**Your goal**.
Copy out the listing that follows exactly, dropping every picture.

── Provided material ──

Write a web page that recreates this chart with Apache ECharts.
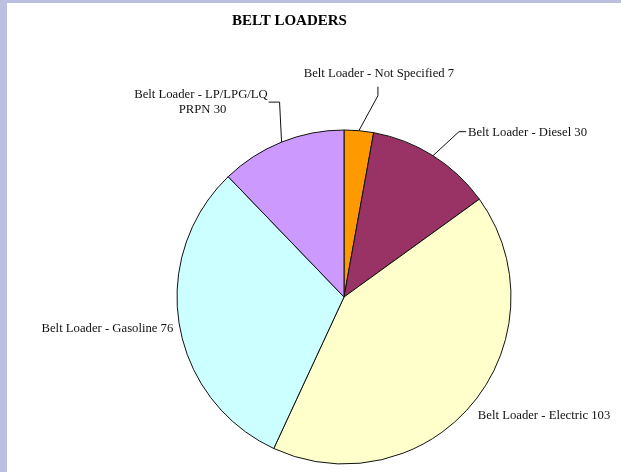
<!DOCTYPE html>
<html>
<head>
<meta charset="utf-8">
<script src="https://cdn.jsdelivr.net/npm/echarts@6/dist/echarts.min.js"></script>
<style>
html,body{margin:0;padding:0;}
#chart{width:621px;height:472px;}
</style>
</head>
<body>
<div id="chart"></div>
<script>
var title = 'BELT LOADERS';
var categories = [
  'Belt Loader - Not Specified',
  'Belt Loader - Diesel',
  'Belt Loader - Electric',
  'Belt Loader - Gasoline',
  'Belt Loader - LP/LPG/LQ PRPN'
];
var values = [7, 30, 103, 76, 30];
var colors = ['#FF9900', '#993366', '#FFFFCC', '#CCFFFF', '#CC99FF'];

// label placement relative to each slice's own label anchor (offsets in px)
var labelOffsets = [
  {dx: 20, dy: -57, align: 'center', line: [[19, -35], [19, -44]]},
  {dx: 35, dy: -23, align: 'left', line: [[26, -24], [33, -24]]},
  {dx: 5, dy: 12, align: 'left', line: null},
  {dx: -6, dy: 4, align: 'right', line: null},
  {dx: -79, dy: -40, align: 'center', line: [[-2, -40], [-13, -40]]}
];

var data = categories.map(function (c, i) {
  var item = {name: c, value: values[i], itemStyle: {color: colors[i]}};
  if (!labelOffsets[i].line) {
    item.labelLine = {show: true, lineStyle: {opacity: 0}};
  }
  if (i === 4) {
    item.label = {width: 160, overflow: 'break'};
  }
  return item;
});

var chart = echarts.init(document.getElementById('chart'), null, {renderer: 'canvas'});
chart.setOption({
  backgroundColor: '#bcbfdf',
  animation: false,
  graphic: [{
    type: 'rect', left: 7, top: 3, z: -10,
    shape: {width: 614, height: 469},
    style: {fill: '#ffffff'}
  }],
  title: {
    text: title,
    left: 232, top: 14, padding: 0,
    textStyle: {fontFamily: 'Liberation Serif', fontWeight: 'bold', fontSize: 15, color: '#000'}
  },
  series: [{
    type: 'pie',
    center: [344, 297],
    radius: 167,
    startAngle: 90,
    clockwise: true,
    avoidLabelOverlap: false,
    data: data,
    itemStyle: {borderColor: '#111', borderWidth: 1},
    label: {
      show: true,
      position: 'outside',
      formatter: '{b} {c}',
      fontFamily: 'Liberation Serif',
      fontSize: 12.7,
      color: '#111',
      lineHeight: 15
    },
    labelLine: {show: true, length: 10, length2: 10, lineStyle: {color: '#111', width: 1}},
    labelLayout: function (p) {
      var o = labelOffsets[p.dataIndex];
      var a = p.labelLinePoints ? p.labelLinePoints[0] : null;
      if (!a) return {};
      var res = {x: a[0] + o.dx, y: a[1] + o.dy, align: o.align, verticalAlign: 'middle'};
      if (o.line) {
        res.labelLinePoints = [
          [a[0], a[1]],
          [a[0] + o.line[0][0], a[1] + o.line[0][1]],
          [a[0] + o.line[1][0], a[1] + o.line[1][1]]
        ];
      }
      return res;
    }
  }]
});
</script>
</body>
</html>
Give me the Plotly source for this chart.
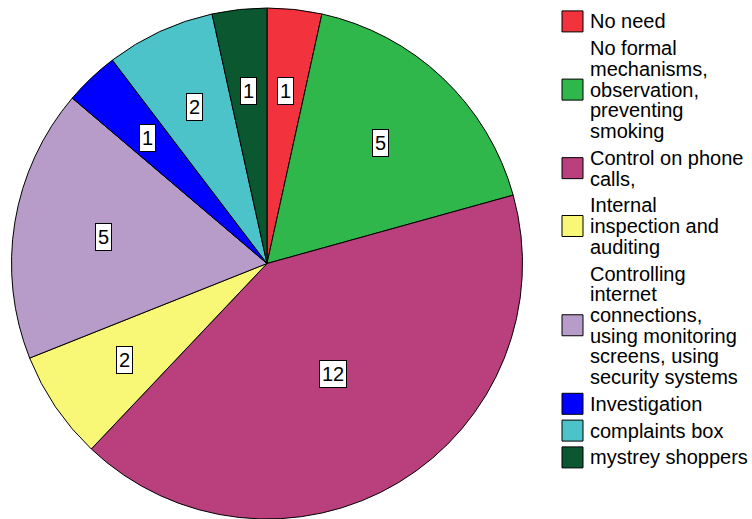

───

**Task solution**.
Write a web page that recreates this chart with Apache ECharts.
<!DOCTYPE html>
<html>
<head>
<meta charset="utf-8">
<script src="https://cdn.jsdelivr.net/npm/echarts@6/dist/echarts.min.js"></script>
<style>
html,body{margin:0;padding:0;}
#chart{width:621px;height:472px;}
</style>
</head>
<body>
<div id="chart"></div>
<script>
var title = 'BELT LOADERS';
var categories = [
  'Belt Loader - Not Specified',
  'Belt Loader - Diesel',
  'Belt Loader - Electric',
  'Belt Loader - Gasoline',
  'Belt Loader - LP/LPG/LQ PRPN'
];
var values = [7, 30, 103, 76, 30];
var colors = ['#FF9900', '#993366', '#FFFFCC', '#CCFFFF', '#CC99FF'];

// label placement relative to each slice's own label anchor (offsets in px)
var labelOffsets = [
  {dx: 20, dy: -57, align: 'center', line: [[19, -35], [19, -44]]},
  {dx: 35, dy: -23, align: 'left', line: [[26, -24], [33, -24]]},
  {dx: 5, dy: 12, align: 'left', line: null},
  {dx: -6, dy: 4, align: 'right', line: null},
  {dx: -79, dy: -40, align: 'center', line: [[-2, -40], [-13, -40]]}
];

var data = categories.map(function (c, i) {
  var item = {name: c, value: values[i], itemStyle: {color: colors[i]}};
  if (!labelOffsets[i].line) {
    item.labelLine = {show: true, lineStyle: {opacity: 0}};
  }
  if (i === 4) {
    item.label = {width: 160, overflow: 'break'};
  }
  return item;
});

var chart = echarts.init(document.getElementById('chart'), null, {renderer: 'canvas'});
chart.setOption({
  backgroundColor: '#bcbfdf',
  animation: false,
  graphic: [{
    type: 'rect', left: 7, top: 3, z: -10,
    shape: {width: 614, height: 469},
    style: {fill: '#ffffff'}
  }],
  title: {
    text: title,
    left: 232, top: 14, padding: 0,
    textStyle: {fontFamily: 'Liberation Serif', fontWeight: 'bold', fontSize: 15, color: '#000'}
  },
  series: [{
    type: 'pie',
    center: [344, 297],
    radius: 167,
    startAngle: 90,
    clockwise: true,
    avoidLabelOverlap: false,
    data: data,
    itemStyle: {borderColor: '#111', borderWidth: 1},
    label: {
      show: true,
      position: 'outside',
      formatter: '{b} {c}',
      fontFamily: 'Liberation Serif',
      fontSize: 12.7,
      color: '#111',
      lineHeight: 15
    },
    labelLine: {show: true, length: 10, length2: 10, lineStyle: {color: '#111', width: 1}},
    labelLayout: function (p) {
      var o = labelOffsets[p.dataIndex];
      var a = p.labelLinePoints ? p.labelLinePoints[0] : null;
      if (!a) return {};
      var res = {x: a[0] + o.dx, y: a[1] + o.dy, align: o.align, verticalAlign: 'middle'};
      if (o.line) {
        res.labelLinePoints = [
          [a[0], a[1]],
          [a[0] + o.line[0][0], a[1] + o.line[0][1]],
          [a[0] + o.line[1][0], a[1] + o.line[1][1]]
        ];
      }
      return res;
    }
  }]
});
</script>
</body>
</html>
Give me the Plotly source for this chart.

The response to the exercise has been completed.